Коллекция Лепорской пережила вместе со своей хозяйкой и блокаду, и все возможные чистки: бывшая супрематистка служила на Ленинградском фарфоровом заводе, спасшем множество ее друзей и соратников, воспитывала дочь Николая Суетина Нину и хранила огромный архив. Когда в 1950-х у нее появился Николай Харджиев, единственный из серьезных исследователей искусства Малевича на тот момент, она с радостью передала ему некоторые материалы из своего собрания. Так образовались первые лакуны. Потом, в 1960–1970-х, будут еще исследователи, будут и другие заинтересованные лица. Сегодня значительная часть того, что в научной литературе имеет название «Собрание Лепорской», рассеяно по миру: часть — в Стеделейк-Мюсеуме в Амстердаме, часть — в Центре Помпиду, часть прошла через руки одиозной галеристки Кристины Гмуржинской, облапошившей самого Харджиева. То, что передано сегодня в дар ГРМ,— последние листы этой коллекции.
Неожиданностью для тех, кто мало себе представляет специфику творчества Малевича, может оказаться разве что факт, что автор пресловутого «Черного квадрата», с которым так трудно многим смириться до сих пор, умел рисовать. Ну то есть вполне мог изобразить то, что полагается «правильному» художнику,— обнаженную натуру, голову в фас и профиль, человека в движении, пейзаж, сделать узнаваемый портрет, наконец. Всего этого в первой части выставки среди работ, относящихся к 1905–1910 годам, времени ученичества Малевича в московский школе Федора Рерберга, вы найдете в избытке. Есть тут и чрезвычайно забавные опыты будущего главаря и председателя в области прикладной графики — этикетки для мыла, виньетки, орнаментальные фрагменты, такой своенравный, но слабый ученик русских бердслианцев, Бакста прежде всего.

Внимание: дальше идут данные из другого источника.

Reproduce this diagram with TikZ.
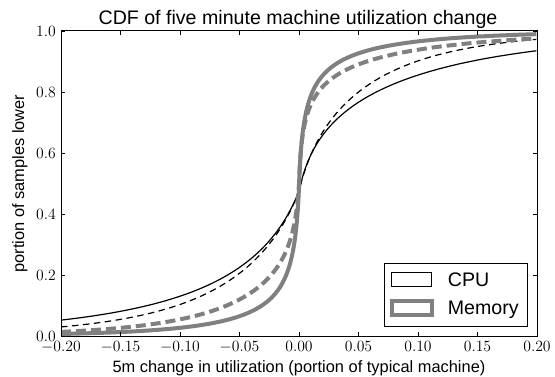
\RequirePackage{fix-cm}
\documentclass[tikz,border=0pt]{standalone}
\usepackage[no-math]{fontspec}
\newfontfamily\arialfont{Liberation Sans}
\definecolor{memgray}{RGB}{128,128,128}
\tikzset{
  cpuline/.style={black, line width=1.2pt, line join=round},
  cpudash/.style={cpuline, dash pattern=on 6.5pt off 4.5pt},
  memline/.style={memgray, line width=4pt, line join=round},
  memdash/.style={memline, dash pattern=on 10pt off 5pt},
  frameline/.style={black, line width=1pt},
  tickline/.style={black, line width=0.8pt},
  ticklab/.style={inner sep=0pt, font=\fontsize{15.7}{18}\selectfont},
  axlab/.style={inner sep=0pt, font=\arialfont\fontsize{16.4}{19}\selectfont},
  bigtext/.style={inner sep=0pt, font=\arialfont\fontsize{19.6}{23}\selectfont},
}
\begin{document}
\begin{tikzpicture}[x=1pt,y=1pt]
\useasboundingbox (0,0) rectangle (555,-377);
% curves
\begin{scope}[shift={(299pt,-336pt)},x=1190pt,y=305pt]
  \clip (-0.2,0) rectangle (0.2,1);
  % CPU solid
  \draw[cpuline] plot[domain=1:0,samples=120] ({-0.2*\x*\x},{1/(1+exp(0.1+0.668*ln(1+10*\x*\x)+1.2*\x*\x))})
    -- plot[domain=0:1,samples=120] ({0.2*\x*\x},{1/(1+exp(0.1-0.476*ln(1+28.571*\x*\x)-1.16*\x*\x))});
  % CPU dashed
  \draw[cpudash] plot[domain=1:0,samples=120] ({-0.2*\x*\x},{1/(1+exp(0.1+0.62*ln(1+10*\x*\x)+1.9*\x*\x))})
    -- plot[domain=0:1,samples=120] ({0.2*\x*\x},{1/(1+exp(0.1-0.55*ln(1+20*\x*\x)-2*\x*\x))});
  % Memory solid
  \draw[memline] plot[domain=1:0,samples=120] ({-0.2*\x*\x},{1/(1+exp(0.05+0.63*ln(1+112.36*\x*\x)+1.98*\x*\x))})
    -- plot[domain=0:1,samples=120] ({0.2*\x*\x},{1/(1+exp(0.05-0.6*ln(1+149.25*\x*\x)-1.6*\x*\x))});
  % Memory dashed
  \draw[memdash] plot[domain=1:0,samples=120] ({-0.2*\x*\x},{1/(1+exp(0.42*ln(1+113.64*\x*\x)+2.3*\x*\x))})
    -- plot[domain=0:1,samples=120] ({0.2*\x*\x},{1/(1+exp(-0.45*ln(1+200*\x*\x)-1.3*\x*\x))});
\end{scope}
% frame
\draw[frameline] (61,-31) rectangle (537,-336);
% x ticks and labels
\foreach \px/\lab [count=\i] in {61/-0.20,120.5/-0.15,180/-0.10,239.5/-0.05,299/0.00,358.5/0.05,418/0.10,477.5/0.15,537/0.20}{
  \draw[tickline] (\px,-336) -- ++(0,4);
  \draw[tickline] (\px,-31) -- ++(0,-4);
  \node (xt\i) [ticklab, anchor=north] at (\px,-341.5) {$\lab$};
}
% y ticks and labels
\foreach \py/\lab [count=\i] in {336/0.0,275/0.2,214/0.4,153/0.6,92/0.8,31/1.0}{
  \draw[tickline] (61,-\py) -- ++(4,0);
  \draw[tickline] (537,-\py) -- ++(-4,0);
  \node (yt\i) [ticklab, anchor=east] at (56,-\py) {$\lab$};
}
% labels
\node (title) [bigtext, anchor=base] at (298,-25) {CDF of five minute machine utilization change};
\node (xlabel) [axlab, anchor=base] at (299,-372.5) {5m change in utilization (portion of typical machine)};
\node (ylabel) [axlab, anchor=base, rotate=90] at (24,-183.5) {portion of samples lower};
% legend
\node (legend) [draw=black, line width=1pt, fill=white, inner sep=0pt, minimum width=143.7pt, minimum height=62.7pt] at (455.85,-295.35) {};
\node (cpuhandle) [draw=black, line width=1pt, fill=white, inner sep=0pt, minimum width=40pt, minimum height=14pt] at (411.7,-279.7) {};
\node (memhandle) [draw=memgray, line width=3.8pt, fill=white, inner sep=0pt, minimum width=40pt, minimum height=14pt] at (411.7,-308) {};
\node (cputxt) [bigtext, anchor=base west] at (447.7,-286.7) {CPU};
\node (memtxt) [bigtext, anchor=base west] at (447.7,-315) {Memory};
\end{tikzpicture}
\end{document}
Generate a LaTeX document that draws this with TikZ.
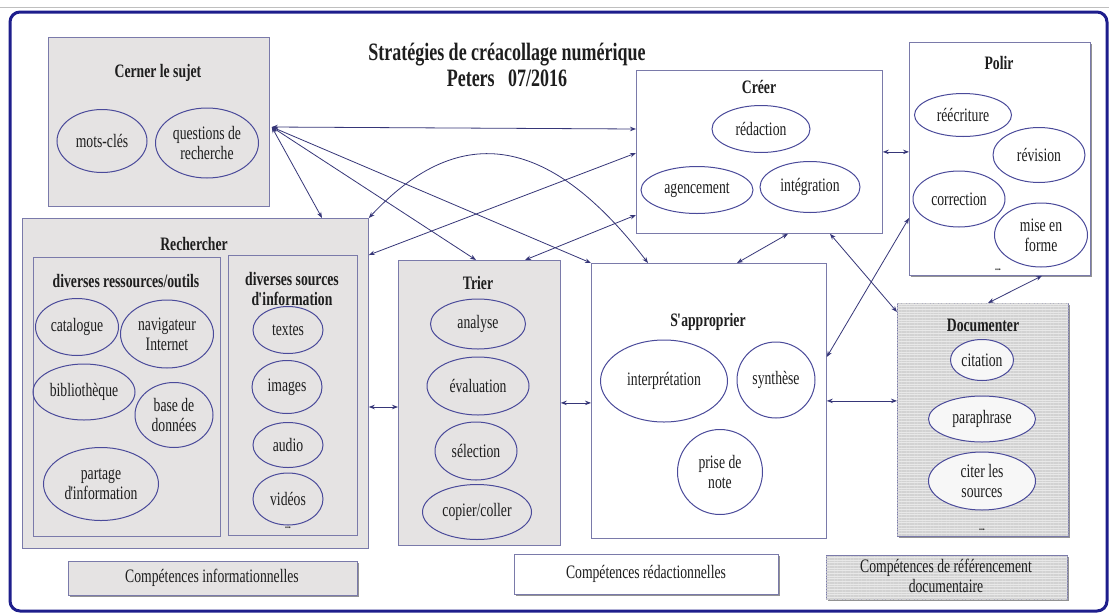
\documentclass[tikz,border=0pt]{standalone}
\usepackage{fontspec}
\setmainfont{Liberation Serif}[FakeStretch=0.72]
\usetikzlibrary{arrows.meta,calc,shapes.geometric,shadows,patterns.meta}
\definecolor{frameblue}{HTML}{1E1E8C}
\definecolor{boxgray}{HTML}{E5E3E3}
\definecolor{boxline}{HTML}{7A7AAA}
\definecolor{ellline}{HTML}{4A4A9A}
\definecolor{arrowcol}{HTML}{363678}
\definecolor{txt}{HTML}{1E1E1E}
\definecolor{docgray}{HTML}{E8E8E8}
\newcommand{\apos}{\kern-0.8pt\textquotesingle\kern-1.2pt}
\tikzset{
  box/.style={draw=boxline, line width=0.8pt, inner sep=0pt, anchor=north west},
  graybox/.style={box, fill=boxgray},
  whitebox/.style={box, fill=white},
  shadowbox/.style={drop shadow={shadow xshift=1.5pt, shadow yshift=-1.5pt, fill=black!70, opacity=0.6}},
  docfill/.style={fill=docgray, postaction={pattern color=gray!35, pattern={Lines[angle=0,distance=1.6pt,line width=0.3pt]}}},
  el/.style={ellipse, draw=ellline, line width=1pt, inner sep=0pt, align=center,
    font=\fontsize{19}{20}\selectfont, text=txt},
  hd/.style={font=\bfseries\fontsize{19}{20}\selectfont, align=center, text=txt, inner sep=0pt},
  lg/.style={font=\fontsize{19}{20}\selectfont, align=center, text=txt, inner sep=0pt},
  dotsn/.style={font=\bfseries\fontsize{11}{11}\selectfont, text=txt, inner sep=0pt},
  conn/.style={draw=arrowcol, line width=0.8pt, {Stealth[length=6pt,width=4.5pt]}-{Stealth[length=6pt,width=4.5pt]}}
}
\begin{document}
\begin{tikzpicture}[x=1pt,y=-1pt]
\useasboundingbox (0,0) rectangle (1109,614);
\fill[white] (0,0) rectangle (1109,614);
\draw[gray!50, line width=0.6pt] (0,7) -- (1109,7);
\draw[frameblue, line width=3pt, rounded corners=10pt] (10,12) rectangle (1107,611);

% title
\node[font=\bfseries\fontsize{25}{26}\selectfont, align=center, text=txt, inner sep=0pt] (title) at (507,65)
  {Stratégies de créacollage numérique\\Peters\ \ \ 07/2016};

% Cerner le sujet
\node[graybox, minimum width=221pt, minimum height=169pt] (cerner) at (48,37) {};
\node[hd] (cernerT) at (158,73) {Cerner le sujet};
\node[el, minimum width=90pt, minimum height=63pt] (motscles) at (102,141) {mots-clés};
\node[el, minimum width=103pt, minimum height=70pt] (questions) at (207,143) {questions de\\recherche};

% Rechercher
\node[graybox, minimum width=346pt, minimum height=330pt] (rech) at (22,218) {};
\node[hd] (rechT) at (194,244) {Rechercher};
\node[graybox, minimum width=187pt, minimum height=279pt] (outils) at (33,257) {};
\node[hd] (outilsT) at (126,281) {diverses ressources/outils};
\node[graybox, minimum width=129pt, minimum height=280pt] (sources) at (228,255) {};
\node[hd] (sourcesT) at (292,289) {diverses sources\\d\apos information};
\node[el, minimum width=83pt, minimum height=57pt] (catalogue) at (77,327) {catalogue};
\node[el, minimum width=93pt, minimum height=68pt] (navig) at (167,334) {navigateur\\Internet};
\node[el, minimum width=102pt, minimum height=56pt] (biblio) at (84,392) {bibliothèque};
\node[el, minimum width=78pt, minimum height=65pt] (bdd) at (174,415) {base de\\données};
\node[el, minimum width=115pt, minimum height=73pt] (partage) at (101,484) {partage\\d\apos information};
\node[el, minimum width=70pt, minimum height=47pt] (textes) at (288,330) {textes};
\node[el, minimum width=70pt, minimum height=53pt] (images) at (287,387) {images};
\node[el, minimum width=70pt, minimum height=45pt] (audio) at (288,445) {audio};
\node[el, minimum width=70pt, minimum height=52pt] (videos) at (288,499) {vidéos};
\node[dotsn] (sourcesdots) at (288,528) {...};

% Trier
\node[graybox, minimum width=162pt, minimum height=285pt] (trier) at (398,260) {};
\node[hd] (trierT) at (478,283) {Trier};
\node[el, minimum width=95pt, minimum height=50pt] (analyse) at (478,324) {analyse};
\node[el, minimum width=102pt, minimum height=58pt] (evaluation) at (478,386) {évaluation};
\node[el, minimum width=82pt, minimum height=58pt] (selection) at (476,451) {sélection};
\node[el, minimum width=109pt, minimum height=55pt] (copier) at (477,512) {copier/coller};

% S'approprier
\node[whitebox, minimum width=235pt, minimum height=275pt] (sapp) at (591,263) {};
\node[hd] (sappT) at (708,322) {S\apos approprier};
\node[el, minimum width=127pt, minimum height=82pt] (interp) at (664,381) {interprétation};
\node[el, minimum width=78pt, minimum height=76pt] (synthese) at (776,380) {synthèse};
\node[el, minimum width=85pt, minimum height=85pt] (prise) at (720,472) {prise de\\note};

% Créer
\node[whitebox, minimum width=246pt, minimum height=163pt] (creer) at (636,70) {};
\node[hd] (creerT) at (759,87) {Créer};
\node[el, minimum width=98pt, minimum height=47pt] (redaction) at (761,129) {rédaction};
\node[el, minimum width=112pt, minimum height=47pt] (agencement) at (697,190) {agencement};
\node[el, minimum width=100pt, minimum height=51pt] (integration) at (810,187) {intégration};

% Polir
\node[whitebox, shadowbox, minimum width=181pt, minimum height=233pt] (polir) at (909,42) {};
\node[hd] (polirT) at (999,63) {Polir};
\node[el, minimum width=97pt, minimum height=43pt] (reecriture) at (963,115) {réécriture};
\node[el, minimum width=92pt, minimum height=55pt] (revision) at (1039,155) {révision};
\node[el, minimum width=92pt, minimum height=56pt] (correction) at (959,199) {correction};
\node[el, minimum width=93pt, minimum height=64pt] (miseenforme) at (1041,235) {mise en\\forme};
\node[dotsn] (polirdots) at (998,270) {...};

% Documenter
\node[box, shadowbox, docfill, minimum width=171pt, minimum height=233pt] (doc) at (897,303) {};
\node[hd] (docT) at (983,325) {Documenter};
\node[el, fill=white!94!gray, minimum width=63pt, minimum height=41pt] (citation) at (982,360) {citation};
\node[el, fill=white!94!gray, minimum width=107pt, minimum height=46pt] (paraphrase) at (982,419) {paraphrase};
\node[el, fill=white!94!gray, minimum width=107pt, minimum height=58pt] (citer) at (982,481) {citer les\\sources};
\node[dotsn] (docdots) at (982,530) {...};

% Legends
\node[graybox, shadowbox, minimum width=289pt, minimum height=34pt] (leg1) at (68,561) {};
\node[lg] (leg1T) at (212,578) {Compétences informationnelles};
\node[whitebox, shadowbox, minimum width=264pt, minimum height=40pt] (leg2) at (514,554) {};
\node[lg] (leg2T) at (646,574) {Compétences rédactionnelles};
\node[box, shadowbox, docfill, minimum width=241pt, minimum height=44pt] (leg3) at (826,555) {};
\node[lg] (leg3T) at (946,576) {Compétences de référencement\\documentaire};

% connectors
\coordinate (cc) at ($(cerner.north east)+(2,90)$);
\coordinate (rechR) at ($(rech.north east)+(0,189)$);
\draw[conn] (cc) -- ($(creer.north west)+(0,59)$);
\draw[conn] (cc) -- ($(rech.north west)+(300,0)$);
\draw[conn] (cc) -- ($(trier.north west)+(78,0)$);
\draw[conn] (cc) -- (sapp.north west);
\draw[conn] (rech.north east) .. controls (462,118) and (552,138) .. ($(sapp.north west)+(57,0)$);
\draw[conn] ($(rech.north east)+(0,37)$) -- ($(creer.north west)+(0,83)$);
\draw[conn] ($(trier.north west)+(127,0)$) -- ($(creer.north west)+(0,145)$);
\draw[conn] ($(creer.south west)+(152,0)$) -- ($(sapp.north west)+(146,0)$);
\draw[conn] ($(creer.south west)+(194,0)$) -- ($(doc.north west)+(0,9)$);
\draw[conn] ($(polir.north west)+(0,176)$) -- ($(sapp.north east)+(0,94)$);
\draw[conn] ($(polir.south west)+(133,0)$) -- ($(doc.north west)+(91,0)$);
\draw[conn] (creer.east) -- (creer.east -| polir.west);
\draw[conn] (rechR) -- (rechR -| trier.west);
\draw[conn] (trier.east) -- (trier.east -| sapp.west);
\draw[conn] (sapp.east) -- (sapp.east -| doc.west);
\end{tikzpicture}
\end{document}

Самый важный, но совершенно не самый визуально выигрышный раздел выставки — вещи супрематического периода. Читаются как подробный дневник, где день за днем, раздел за разделом художник сочиняет и систематизирует то, что в эти же дни выливается в самые знаменитые его полотна. Тут, конечно, не столько работа карандаша, сколько мыслительные упражнения. Постсупрематический период, возврат к фигуративности в ее новом для него изводе, наоборот, требуют от зрителя знания не алгебры, но гармонии.
Все периоды и все типы изображений, которые есть на выставке, прекрасно изучены. Открытия могут ждать нас после: экспозиция дает доступ к изучению этих вещей многим исследователям. Количество знаков вопроса, поставленных на этикетках рядом с датировками, само по себе уже интрига. И вроде уже доказано, что Малевич в конце 1920-х передатировал множество своих работ, сочинив авторскую версию хронологии собственного творчества. Это было отлично показано учеными на живописи, где датировки легко спускаются от 1930 до 1913 года. С рисунками оказывается то же самое: практически все ранние листы имеют явные следы авторских передатировок. Ну действительно, негоже великому Малевичу в 30 лет рисовать такие ученические листы — чего не опустить дату лет на пять назад. Люди — такие люди, и Малевич тут совсем не исключение. Интересно другое: вера в свое место под будущим солнцем у него была уникальная. И каждый листочек из-под его пера должен был говорить то, что хотел сам художник. Нам же разбираться и смотреть. Игра ума — ведь именно тут Малевич был настоящим гением.